Consultant: Montessori method can work in Kingston

If you’ve ever looked at George Washington Elementary School as being a separate entity from the rest of the Kingston City School District, you’re not alone. According to a report by an independent consultant hired to study the 4-year-old Montessori program at GW, a widening gulf between teachers and staff there and those elsewhere in the district must be remedied for the success of all of Kingston’s schools.

Sean Walmsley, a SUNY Albany professor emeritus, discussed his 31-page report before the Board of Education last week, noting that the implementation of the Montessori program at the school had left many in the district feeling resentment — a bitterness he said was fuelled by the perception that the cost of maintaining Montessori is pulling funds away from other schools.

When George Washington began its transformation to a full Montessori program prior to the 2008-09 school year, then-superintendent Gerard Gretzinger unveiled a concept that would allow George Washington teachers and staff not interested in being part of the program to transfer elsewhere in the district, filling the vacant positions with other like-minded educators from other schools.

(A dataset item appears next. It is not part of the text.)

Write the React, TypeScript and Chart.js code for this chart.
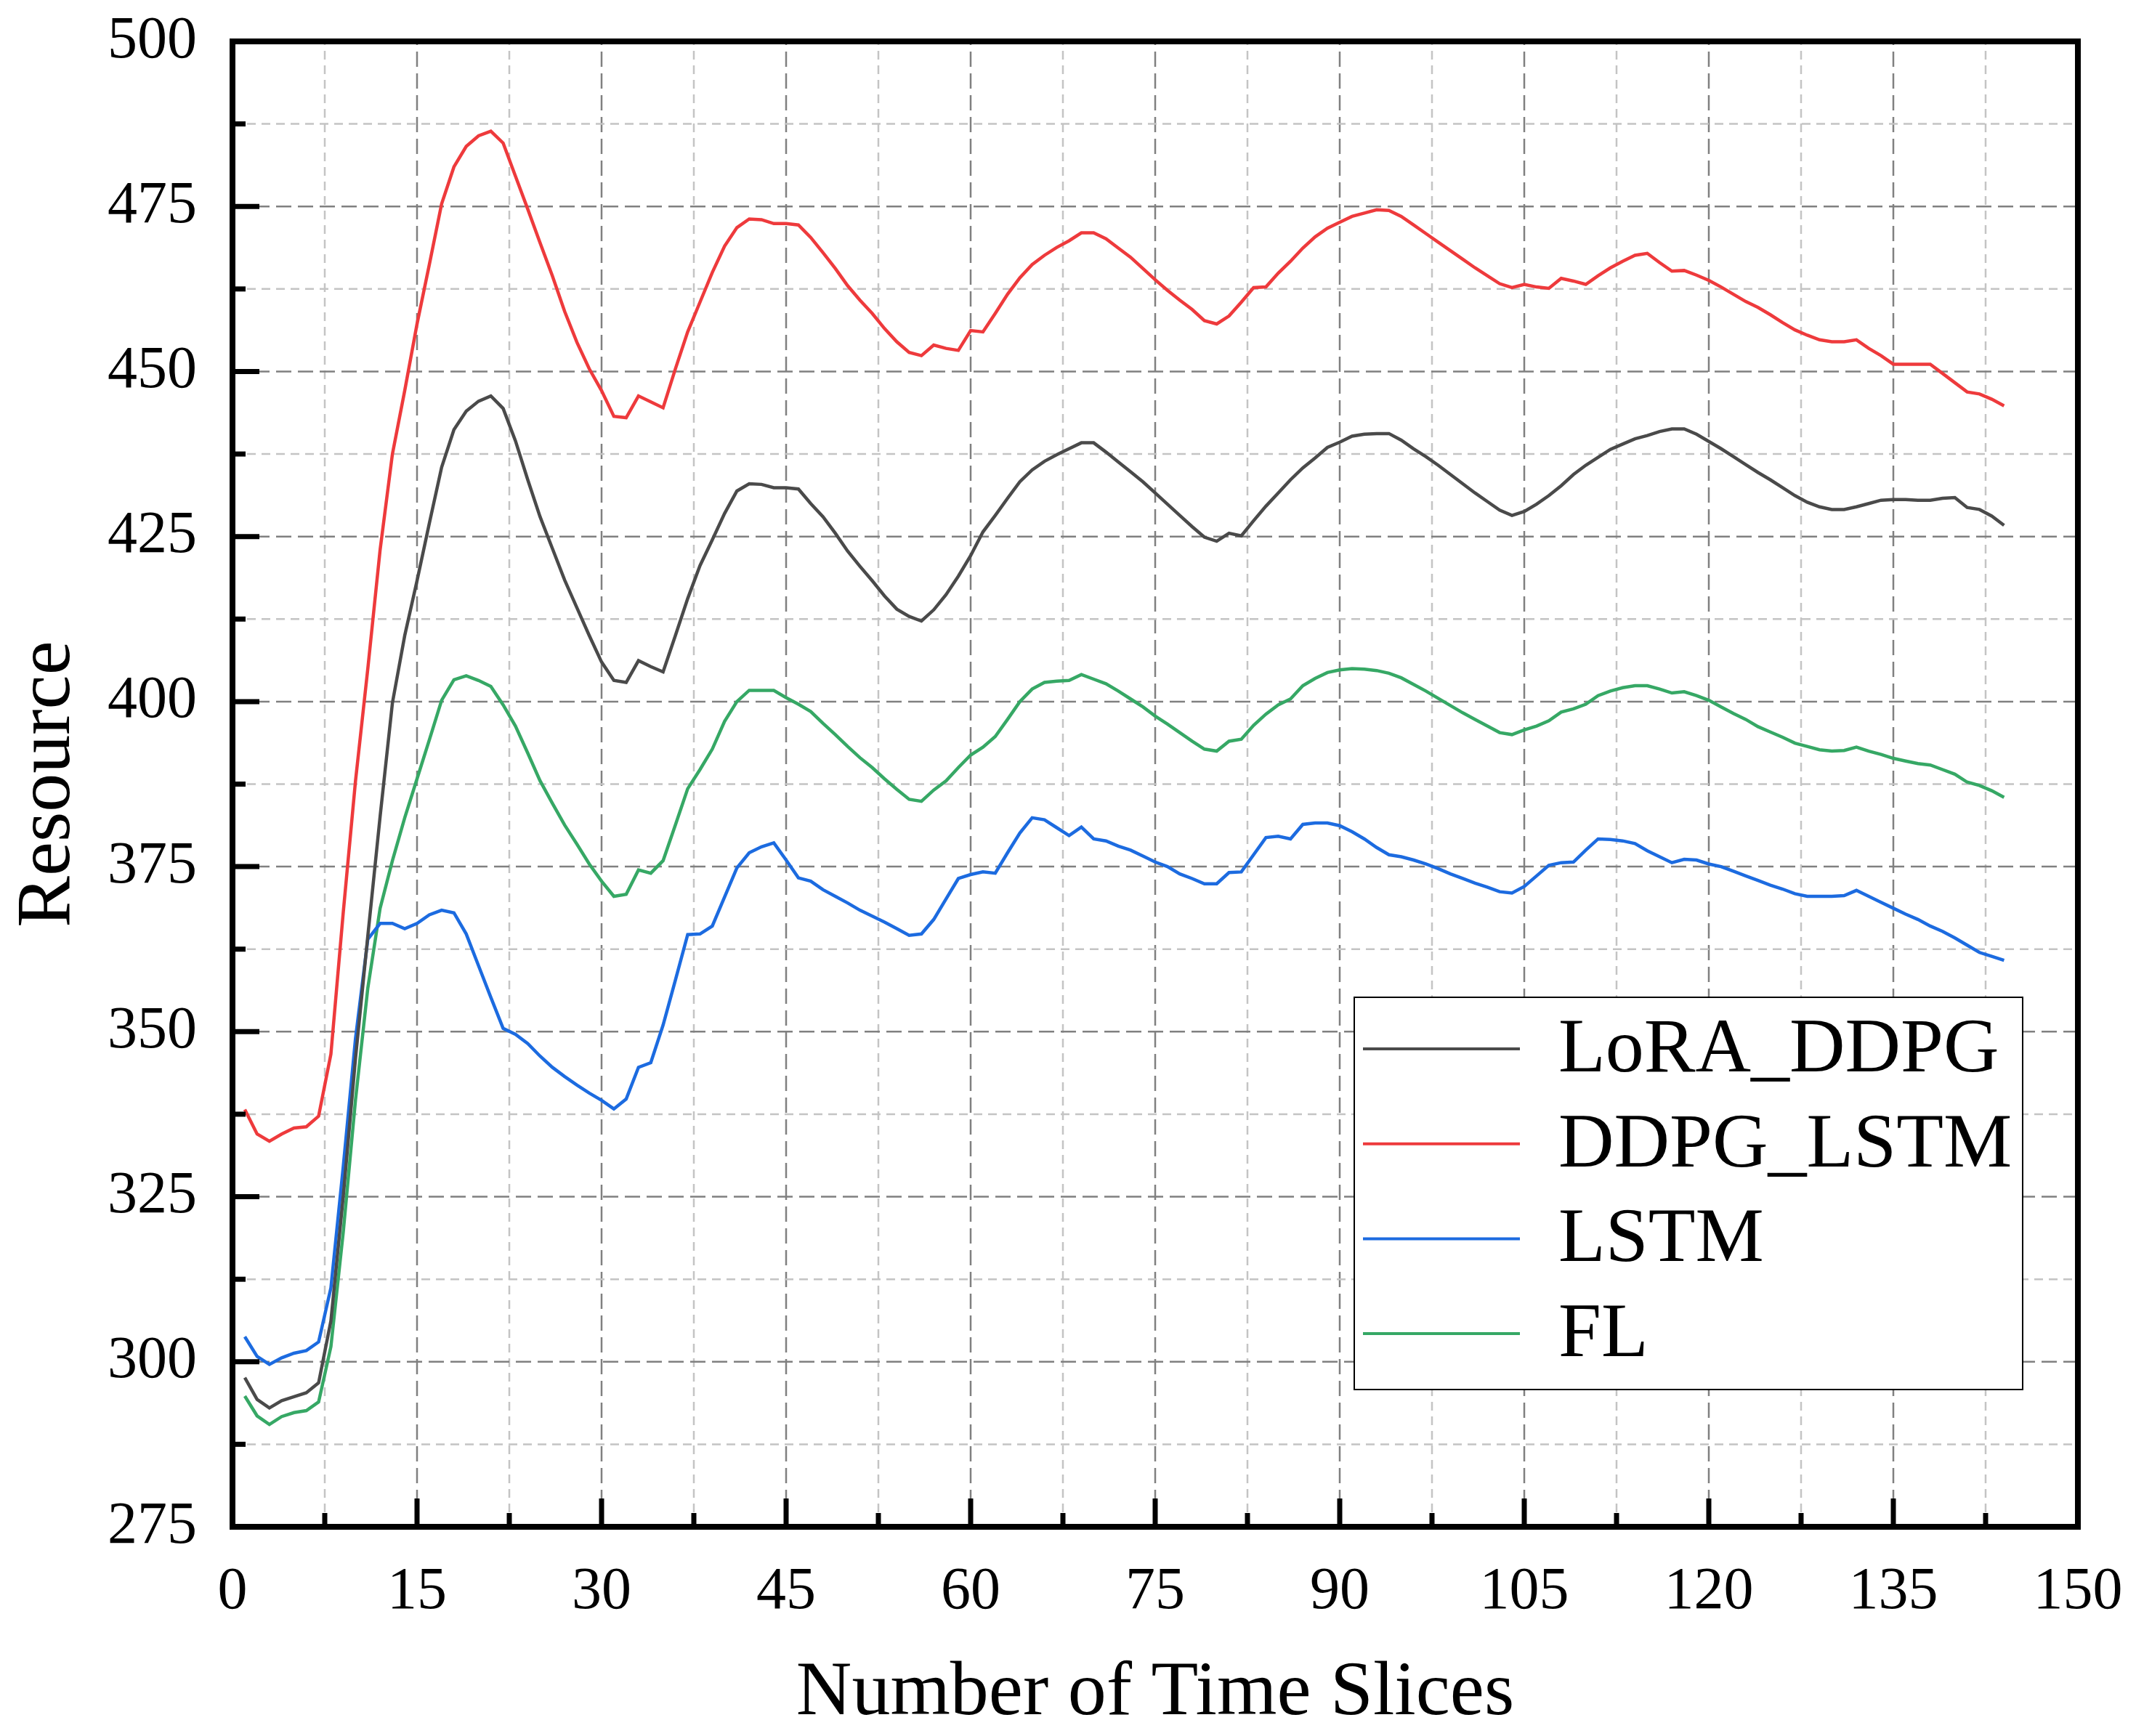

Walmsley’s report identified three George Washington teachers staying, along with four teaching assistants, five special area teachers and assistants and nine other staff members including social workers and academic intervention specialists.


Walmsley’s report commended the concept, though it added that it wasn’t entirely successful.

“Montessori requires there to be a whole-school commitment to its philosophy, and having the staff at least willing to be brought on board would make the transition a great deal easier,” wrote Walmsley. “But the downside was the disruption of an entire building and a lot of resentment from educators displaced from ‘their’ school. This resentment still festers today.”

Walmsley interviewed numerous district employees in preparing his report, including some former George Washington educators who felt they were treated unfairly for asking critical questions about the Montessori method. Elsewhere, district staff often judged the program harshly because students weren’t performing as well on testing as in other schools with similar demographics. There was also the issue of how Montessori was funded.

When the district unveiled its Montessori plan prior to its implementation, one of the selling points was that the roughly $900,000 needed to train staff, purchase materials and otherwise pay for the school to complete its transition would come from grants and wouldn’t impact local taxpayers. In the first year, the $300,000 grant came through as expected, but when the remaining $600,000 could not be raised through state grants, school officials had to come up with the money by using grants and other funds which might otherwise have gone to other schools in the district.

Walmsley said that much of the resentment also derives from misconceptions about the Montessori method and how visitors to George Washington saw it implemented during its first year.

“I use the term ‘chaotic’ because that’s what everybody says,” said Walmsley, adding that his own impressions of the school last year were considerably different. “This is without doubt: All you have to do is to spend even very little time in G.W. to see exactly what’s going on.”

Walmsley said he was impressed by how well-behaved the students were, both in their interactions with one another and the staff. He credited that to the school’s efforts to address the social and emotional needs of its students, something he said he was particularly struck by with special education pupils.

“This is the first time I’ve ever observed special education classes with Montessori teaching, and it’s been really interesting,” Walmsley said. “It’s really interesting to see, and I wish more people could actually see what happens when you actually treat a youngster who has social behavioral and academic issues in an incredibly respectful manner.”

The report on the social and emotional development of the students at George Washington was well-received by Trustee Robin Jacobowitz.

“To me, that’s as important as the test scores,” she said. “I think that’s very significant. I want to acknowledge and recognize the work that G.W. has done around that.”